The solution performs a fixed amount of integer arithmetic regardless of input size. This easily fits within constraints even for many test cases.

Test Cases

import sys, io

def run(inp: str) -> str:
    sys.stdin = io.StringIO(inp)
    l1, r1, l2, r2, n = map(int, sys.stdin.readline().split())
    left = max(l1, n - r2)
    right = min(r1, n - l2)
    return str(max(0, right - left + 1))

# provided sample
assert run("1 10 1 10 20\n") == "1"

# minimal case, single point
assert run("0 0 0 0 0\n") == "1"

# no solution case
assert run("1 5 1 5 100\n") == "0"

# full overlap case
assert run("0 10 0 10 10\n") == "11"

# boundary tight intersection
assert run("2 8 3 9 10\n") == "6"
Test input Expected output What it validates
0 0 0 0 0 1 single exact solution
1 5 1 5 100 0 no feasible pairs
0 10 0 10 10 11 full interval overlap
2 8 3 9 10 6 partial intersection correctness

Edge Cases

One edge case is when the transformed interval lies completely outside the original interval. For example, input:

1 3 10 20 5

We compute transformed bounds: $5 - 20 = -15$, $5 - 10 = -5$. So valid $x$ from second constraint is $[-15, -5]$. Intersection with $[1, 3]$ gives empty range since $L = 1$, $R = -5$, and $L > R$. The algorithm correctly outputs 0.
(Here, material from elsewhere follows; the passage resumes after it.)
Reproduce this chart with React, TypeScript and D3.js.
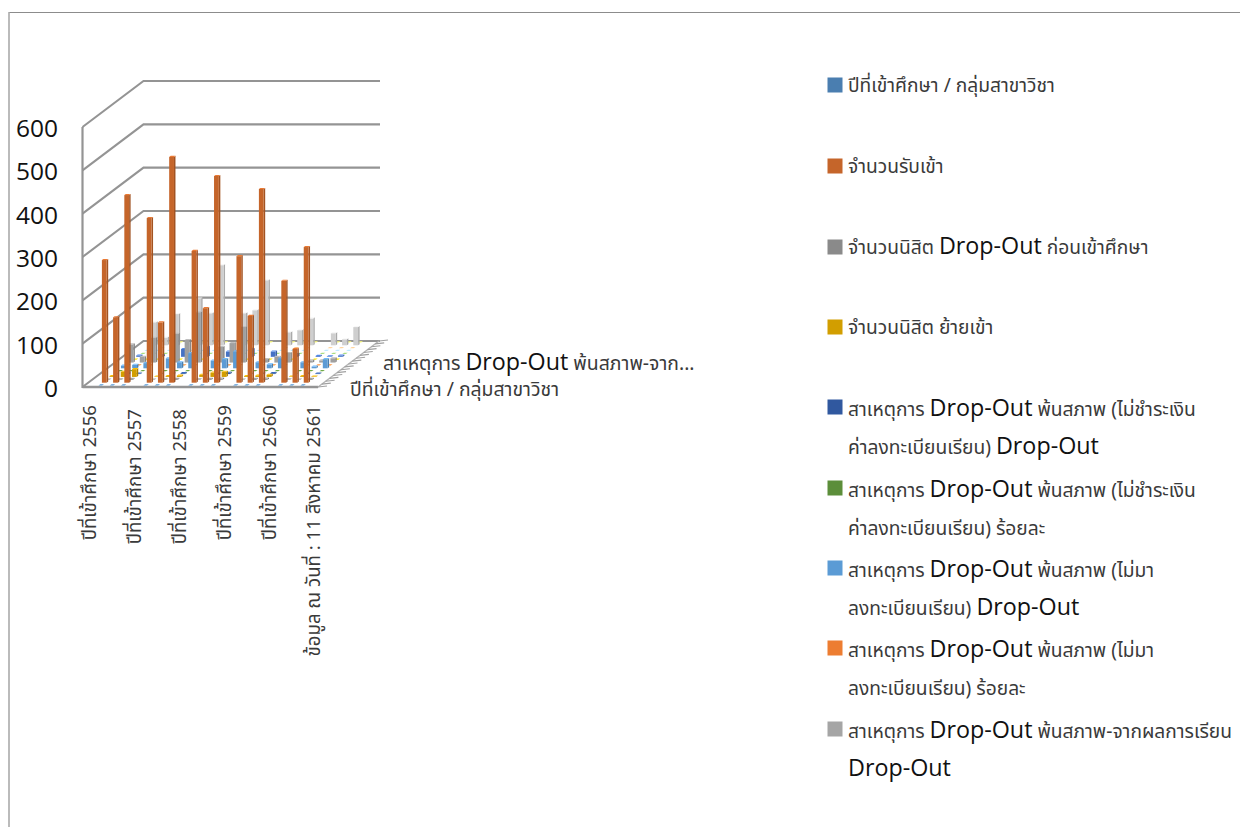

Another case is when both intervals collapse to a single point that satisfies the sum constraint:

7 7 13 13 20

Transformed bounds are $20 - 13 = 7$ and $20 - 13 = 7$, so both intervals become exactly $[7,7]$. Intersection is a single point, and the algorithm returns 1. This confirms that degenerate intervals are handled naturally without special branching.